[RECORD LIST]
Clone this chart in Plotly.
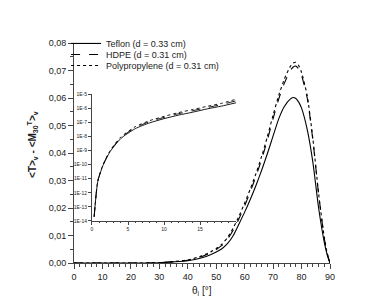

...

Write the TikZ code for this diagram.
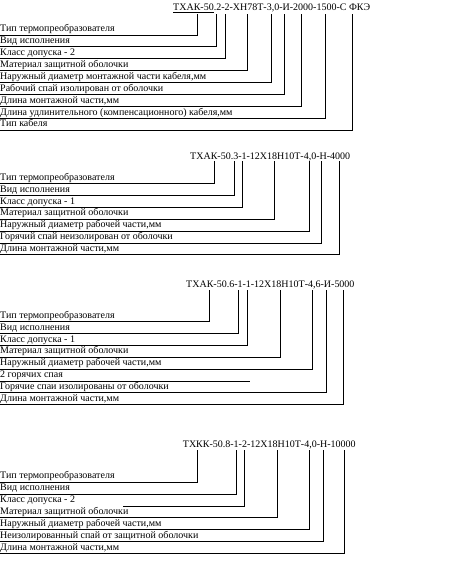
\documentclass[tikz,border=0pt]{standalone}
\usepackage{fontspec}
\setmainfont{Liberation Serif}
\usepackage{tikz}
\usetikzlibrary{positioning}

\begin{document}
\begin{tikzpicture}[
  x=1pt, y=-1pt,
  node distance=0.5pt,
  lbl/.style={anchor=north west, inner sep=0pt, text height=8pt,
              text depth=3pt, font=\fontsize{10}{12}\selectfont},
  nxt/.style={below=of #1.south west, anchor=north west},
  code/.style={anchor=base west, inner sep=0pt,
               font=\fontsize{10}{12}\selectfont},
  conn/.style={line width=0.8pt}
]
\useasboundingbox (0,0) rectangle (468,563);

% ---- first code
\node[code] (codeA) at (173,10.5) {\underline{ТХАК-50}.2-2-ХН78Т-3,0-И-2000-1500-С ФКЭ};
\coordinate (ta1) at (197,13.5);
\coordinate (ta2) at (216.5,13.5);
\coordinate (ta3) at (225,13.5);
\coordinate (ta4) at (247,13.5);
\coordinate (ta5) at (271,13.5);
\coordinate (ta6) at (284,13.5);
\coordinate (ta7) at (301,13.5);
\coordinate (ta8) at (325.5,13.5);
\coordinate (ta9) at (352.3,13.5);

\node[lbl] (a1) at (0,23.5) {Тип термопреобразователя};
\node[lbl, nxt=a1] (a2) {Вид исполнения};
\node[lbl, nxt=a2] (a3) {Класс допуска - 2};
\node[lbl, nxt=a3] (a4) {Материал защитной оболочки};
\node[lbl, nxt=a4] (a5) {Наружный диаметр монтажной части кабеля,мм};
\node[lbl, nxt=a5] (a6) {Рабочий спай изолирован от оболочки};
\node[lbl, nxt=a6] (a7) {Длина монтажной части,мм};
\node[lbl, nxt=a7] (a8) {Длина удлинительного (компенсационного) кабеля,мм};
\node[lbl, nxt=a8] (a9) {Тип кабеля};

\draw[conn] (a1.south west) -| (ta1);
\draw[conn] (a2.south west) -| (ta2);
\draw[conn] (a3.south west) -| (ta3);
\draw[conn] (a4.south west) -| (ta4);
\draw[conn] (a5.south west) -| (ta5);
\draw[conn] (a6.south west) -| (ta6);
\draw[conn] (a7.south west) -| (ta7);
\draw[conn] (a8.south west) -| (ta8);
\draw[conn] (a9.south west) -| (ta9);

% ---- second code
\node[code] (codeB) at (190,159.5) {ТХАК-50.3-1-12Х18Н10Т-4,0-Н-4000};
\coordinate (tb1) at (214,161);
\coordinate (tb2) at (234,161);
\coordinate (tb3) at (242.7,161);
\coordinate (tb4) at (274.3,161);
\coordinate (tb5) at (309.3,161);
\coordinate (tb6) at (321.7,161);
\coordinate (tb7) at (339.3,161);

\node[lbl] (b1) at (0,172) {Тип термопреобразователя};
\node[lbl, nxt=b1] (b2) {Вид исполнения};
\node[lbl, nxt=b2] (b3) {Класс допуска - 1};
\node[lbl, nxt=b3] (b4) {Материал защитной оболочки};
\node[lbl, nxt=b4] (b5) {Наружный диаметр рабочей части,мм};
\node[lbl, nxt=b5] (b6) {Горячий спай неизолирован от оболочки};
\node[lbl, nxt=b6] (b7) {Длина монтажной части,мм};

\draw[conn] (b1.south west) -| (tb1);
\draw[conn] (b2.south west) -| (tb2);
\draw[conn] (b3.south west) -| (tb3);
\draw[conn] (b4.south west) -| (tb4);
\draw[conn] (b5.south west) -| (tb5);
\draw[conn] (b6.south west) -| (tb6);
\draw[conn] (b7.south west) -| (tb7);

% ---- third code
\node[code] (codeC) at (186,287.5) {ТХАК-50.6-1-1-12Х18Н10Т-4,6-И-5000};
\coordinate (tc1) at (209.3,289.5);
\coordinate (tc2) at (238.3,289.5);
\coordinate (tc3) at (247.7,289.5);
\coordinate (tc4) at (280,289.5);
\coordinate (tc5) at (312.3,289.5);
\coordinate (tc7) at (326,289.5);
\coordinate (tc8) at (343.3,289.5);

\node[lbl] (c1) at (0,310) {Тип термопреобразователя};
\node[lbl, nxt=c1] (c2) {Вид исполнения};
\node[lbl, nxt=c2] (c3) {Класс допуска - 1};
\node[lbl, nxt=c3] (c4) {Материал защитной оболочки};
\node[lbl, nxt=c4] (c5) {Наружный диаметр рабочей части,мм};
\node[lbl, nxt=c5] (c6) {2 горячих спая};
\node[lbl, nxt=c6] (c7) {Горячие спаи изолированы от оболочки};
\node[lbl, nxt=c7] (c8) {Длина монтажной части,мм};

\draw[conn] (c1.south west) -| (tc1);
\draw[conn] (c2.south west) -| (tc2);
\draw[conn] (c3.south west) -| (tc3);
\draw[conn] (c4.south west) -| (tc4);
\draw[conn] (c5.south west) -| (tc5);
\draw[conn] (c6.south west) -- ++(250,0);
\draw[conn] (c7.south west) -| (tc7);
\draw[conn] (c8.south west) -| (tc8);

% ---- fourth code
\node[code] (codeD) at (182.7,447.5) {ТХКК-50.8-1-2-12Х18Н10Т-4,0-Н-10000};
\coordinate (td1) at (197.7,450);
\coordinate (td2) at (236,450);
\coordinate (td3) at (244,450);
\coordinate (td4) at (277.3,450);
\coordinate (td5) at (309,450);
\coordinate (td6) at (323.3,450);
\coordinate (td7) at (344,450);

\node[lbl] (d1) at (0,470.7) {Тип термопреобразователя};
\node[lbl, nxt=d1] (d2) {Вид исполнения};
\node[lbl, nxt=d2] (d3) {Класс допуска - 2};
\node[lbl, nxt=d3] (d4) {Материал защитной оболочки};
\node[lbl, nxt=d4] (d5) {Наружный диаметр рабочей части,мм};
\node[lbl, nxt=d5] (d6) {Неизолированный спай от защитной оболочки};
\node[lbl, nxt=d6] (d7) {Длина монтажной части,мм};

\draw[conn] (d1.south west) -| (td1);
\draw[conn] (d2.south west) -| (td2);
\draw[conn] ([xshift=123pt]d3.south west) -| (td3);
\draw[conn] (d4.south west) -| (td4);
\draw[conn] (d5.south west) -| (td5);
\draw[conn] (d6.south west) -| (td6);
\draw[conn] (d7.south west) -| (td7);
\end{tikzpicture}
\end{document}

---

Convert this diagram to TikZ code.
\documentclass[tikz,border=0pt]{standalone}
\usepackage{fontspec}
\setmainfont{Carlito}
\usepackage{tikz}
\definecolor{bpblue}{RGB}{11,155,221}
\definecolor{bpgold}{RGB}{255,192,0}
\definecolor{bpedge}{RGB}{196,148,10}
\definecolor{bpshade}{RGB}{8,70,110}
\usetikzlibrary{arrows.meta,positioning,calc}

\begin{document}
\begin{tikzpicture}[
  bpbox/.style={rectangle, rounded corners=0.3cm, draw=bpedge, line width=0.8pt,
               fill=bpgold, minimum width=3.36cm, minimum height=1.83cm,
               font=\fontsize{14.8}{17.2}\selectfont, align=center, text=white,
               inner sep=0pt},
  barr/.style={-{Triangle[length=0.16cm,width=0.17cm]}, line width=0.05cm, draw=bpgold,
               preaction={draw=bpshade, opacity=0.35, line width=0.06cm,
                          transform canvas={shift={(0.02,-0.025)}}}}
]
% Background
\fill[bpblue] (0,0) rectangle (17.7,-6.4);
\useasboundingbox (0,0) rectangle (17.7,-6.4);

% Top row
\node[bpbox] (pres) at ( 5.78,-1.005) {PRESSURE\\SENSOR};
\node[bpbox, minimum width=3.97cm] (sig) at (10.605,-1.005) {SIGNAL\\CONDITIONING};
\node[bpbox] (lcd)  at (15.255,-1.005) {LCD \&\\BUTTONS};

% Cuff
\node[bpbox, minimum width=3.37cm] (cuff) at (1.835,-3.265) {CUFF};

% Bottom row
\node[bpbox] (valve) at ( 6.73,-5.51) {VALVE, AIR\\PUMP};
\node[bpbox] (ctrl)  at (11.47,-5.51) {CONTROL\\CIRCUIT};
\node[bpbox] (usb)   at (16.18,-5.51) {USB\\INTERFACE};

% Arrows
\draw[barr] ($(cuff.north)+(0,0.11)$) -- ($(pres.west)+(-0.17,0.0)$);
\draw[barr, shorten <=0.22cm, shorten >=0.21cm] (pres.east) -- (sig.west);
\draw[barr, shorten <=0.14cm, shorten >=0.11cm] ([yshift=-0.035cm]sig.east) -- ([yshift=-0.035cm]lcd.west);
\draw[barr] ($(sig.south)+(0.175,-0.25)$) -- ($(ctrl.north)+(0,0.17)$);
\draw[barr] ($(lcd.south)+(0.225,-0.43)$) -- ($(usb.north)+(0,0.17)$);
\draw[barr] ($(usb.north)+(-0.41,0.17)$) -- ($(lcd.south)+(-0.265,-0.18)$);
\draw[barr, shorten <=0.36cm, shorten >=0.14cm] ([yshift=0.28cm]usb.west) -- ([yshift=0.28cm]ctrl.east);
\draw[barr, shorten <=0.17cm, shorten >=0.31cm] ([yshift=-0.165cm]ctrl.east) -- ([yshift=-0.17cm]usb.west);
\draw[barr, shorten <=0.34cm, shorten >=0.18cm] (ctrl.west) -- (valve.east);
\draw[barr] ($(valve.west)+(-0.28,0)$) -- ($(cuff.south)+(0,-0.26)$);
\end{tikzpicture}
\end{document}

[OBJECTIVE] In the listing above, find the line containing "Write the TikZ code for this diagram." and the line containing "(ta9) at (352.3,13.5);", then return both of them and every line between, exactly, without pictures.

[RESPONSE TO THIS EXERCISE]
Write the TikZ code for this diagram.
\documentclass[tikz,border=0pt]{standalone}
\usepackage{fontspec}
\setmainfont{Liberation Serif}
\usepackage{tikz}
\usetikzlibrary{positioning}

\begin{document}
\begin{tikzpicture}[
  x=1pt, y=-1pt,
  node distance=0.5pt,
  lbl/.style={anchor=north west, inner sep=0pt, text height=8pt,
              text depth=3pt, font=\fontsize{10}{12}\selectfont},
  nxt/.style={below=of #1.south west, anchor=north west},
  code/.style={anchor=base west, inner sep=0pt,
               font=\fontsize{10}{12}\selectfont},
  conn/.style={line width=0.8pt}
]
\useasboundingbox (0,0) rectangle (468,563);

% ---- first code
\node[code] (codeA) at (173,10.5) {\underline{ТХАК-50}.2-2-ХН78Т-3,0-И-2000-1500-С ФКЭ};
\coordinate (ta1) at (197,13.5);
\coordinate (ta2) at (216.5,13.5);
\coordinate (ta3) at (225,13.5);
\coordinate (ta4) at (247,13.5);
\coordinate (ta5) at (271,13.5);
\coordinate (ta6) at (284,13.5);
\coordinate (ta7) at (301,13.5);
\coordinate (ta8) at (325.5,13.5);
\coordinate (ta9) at (352.3,13.5);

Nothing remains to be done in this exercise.